In this work we designed, implemented and evaluated an innovative visualization technology for interactive rule exploration called the FIRE framework. FIRE offers parameter recommendations and enhanced sense-making of rule relationships. Particularly, we propose two linked visualizations, namely, the PSpace and RSpace views. Both views are supplemented with innovative visualizations and interactions that enable analysts to effectively conduct visual rule exploration. While PSpace offers a rule distribution abstraction, RSpace facilitates a detailed analysis of rules and their relations. In addition, our novel RSpace glyph display enables visual comparison of rule shapes further augmented by glyph placement strategies [32].

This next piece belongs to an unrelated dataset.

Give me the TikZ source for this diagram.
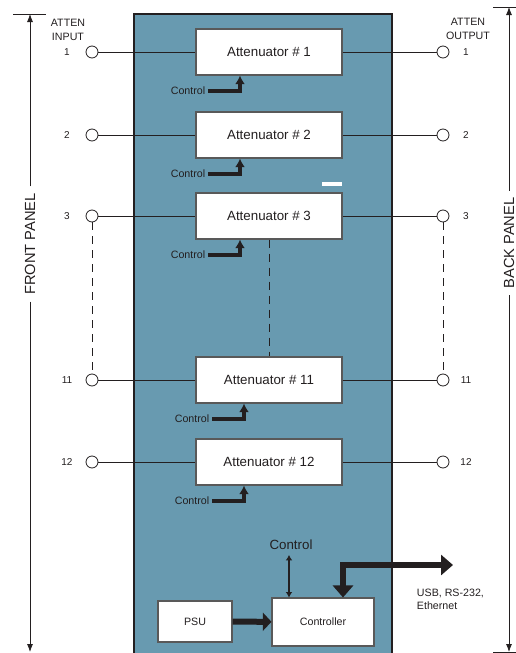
\documentclass[tikz,border=0pt]{standalone}
\usepackage{fontspec}
\setmainfont{Liberation Sans}
\usepackage{xcolor}
\usetikzlibrary{arrows.meta}
\usetikzlibrary{positioning}
\tikzset{>={Latex[length=6pt, width=4.5pt]}}
\definecolor{rackblue}{RGB}{104,154,176}
\definecolor{inkgrey}{RGB}{35,31,32}

\begin{document}
\begin{tikzpicture}[x=0.75pt, y=-0.75pt,
            att/.style={draw=black!65, line width=0.8pt, fill=white, minimum width=109.5pt, minimum height=34.5pt, inner sep=0pt, text=inkgrey, font=\fontsize{10}{12}\selectfont},
            unit/.style={draw=black!65, line width=0.8pt, fill=white, inner sep=0pt, text=inkgrey, font=\fontsize{8}{10}\selectfont},
            port/.style={circle, draw=inkgrey, line width=0.6pt, fill=white, minimum size=9pt, inner sep=0pt},
            num/.style={text=inkgrey, font=\fontsize{7.5}{9}\selectfont},
            ctl/.style={text=inkgrey, inner sep=2pt, font=\fontsize{8}{10}\selectfont},
            ctlarrow/.style={draw=inkgrey, line width=2.6pt, line join=miter, -{Latex[length=6.5pt, width=7.5pt]}},
            wire/.style={draw=inkgrey, line width=0.6pt},
            panel/.style={text=inkgrey, inner xsep=5pt, font=\fontsize{11}{13}\selectfont}
        ]
        \useasboundingbox (0,0) rectangle (516,653);
        % chassis
        \fill[rackblue, draw=inkgrey, line width=0.8pt] (134,14) rectangle (392,660);
        \draw[white, line width=2.5pt] (322,184) -- (342,184);
        % attenuators with ports and control lines
        \foreach \n/\y/\cx/\ax in {1/52/188/240, 2/135/188/240, 3/216/188/240, 11/380/192/244, 12/462/192/244} {
            \node[att] (att\n) at (269,\y) {Attenuator \# \n};
            \node[port] (in\n) at (92,\y) {};
            \node[port] (out\n) at (443,\y) {};
            \node[num] at (67,\y) {\n};
            \node[num] at (466,\y) {\n};
            \draw[wire] (in\n) -- (att\n);
            \draw[wire] (att\n) -- (out\n);
            \node[ctl] (ctl\n) at (\cx,\y+39) {Control};
            \draw[ctlarrow] (ctl\n.east) -| (att\n.south -| \ax,0);
        }
        \draw[wire, dash pattern=on 6pt off 4.5pt] (in3) -- (in11);
        \draw[wire, dash pattern=on 6pt off 4.5pt] (out3) -- (out11);
        \draw[wire, dash pattern=on 6pt off 4.5pt] (att3.south) -- (att11.north);
        \node[num, align=center, font=\fontsize{8}{10}\selectfont] at (68,30) {ATTEN\\INPUT};
        \node[num, align=center, font=\fontsize{8}{10}\selectfont] at (468,29) {ATTEN\\OUTPUT};
        % controller
        \node[unit, minimum width=76.5pt, minimum height=36pt] (ctrl) at (323,622) {Controller};
        \node[unit, minimum width=55.5pt, minimum height=30.75pt] (psu) at (195,621.5) {PSU};
        \draw[draw=inkgrey, line width=4.5pt, -{Triangle[length=6.5pt, width=13.5pt]}] (psu) -- (ctrl);
        \node[ctl, font=\fontsize{10}{12}\selectfont] (ctlmain) at (291,545) {Control};
        \coordinate (ctltop) at (289,555);
        \draw[draw=inkgrey, line width=1.6pt, {Latex[length=4pt, width=5pt]}-{Latex[length=4pt, width=5pt]}] (ctltop) -- (ctltop |- ctrl.north);
        \coordinate (busend) at (453,565);
        \coordinate (buscorner) at (343,565);
        \draw[draw=inkgrey, line width=5pt, line join=miter, {Triangle[length=9pt, width=15pt]}-{Triangle[length=9pt, width=15pt]}] (busend) -- (buscorner) -- (buscorner |- ctrl.north);
        \node[ctl, align=left, anchor=north west] (bus) at (414,586) {USB, RS-232,\\Ethernet};
        % panels
        \node[panel, rotate=90] (front) at (30,244) {FRONT PANEL};
        \coordinate (fronttop) at (30,14);
        \coordinate (frontbot) at (30,652);
        \draw[wire] (13,14) -- (46,14);
        \draw[wire, ->] (front.east) -- (fronttop);
        \draw[wire, ->] (front.west) -- (frontbot);
        \node[panel, rotate=90] (back) at (509,243) {BACK PANEL};
        \coordinate (backtop) at (509,7);
        \coordinate (backbot) at (509,652);
        \draw[wire] (493,7) -- (516,7);
        \draw[wire] (493,652) -- (516,652);
        \draw[wire, ->] (back.east) -- (backtop);
        \draw[wire, ->] (back.west) -- (backbot);
        \end{tikzpicture}
\end{document}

Our case study using the Bike sharing dataset [29] illustrates the capabilities of the FIRE system and compares it with that of the state-of-the-art ARulesViz rule visualization techniques. Further, our user study with 22 subjects demonstrates the usability and effectiveness of the proposed FIRE framework using several benchmark datasets.

FIRE is being maintained as a system [11] and further extended [20, 25,26,27] to include additional capabilities including negative rules, enhanced interactivity, and interestingness measures with respect to specific domains. In the future, new interestingness measures [5, 6, 28, 31] could be incorporated to make FIRE more useful.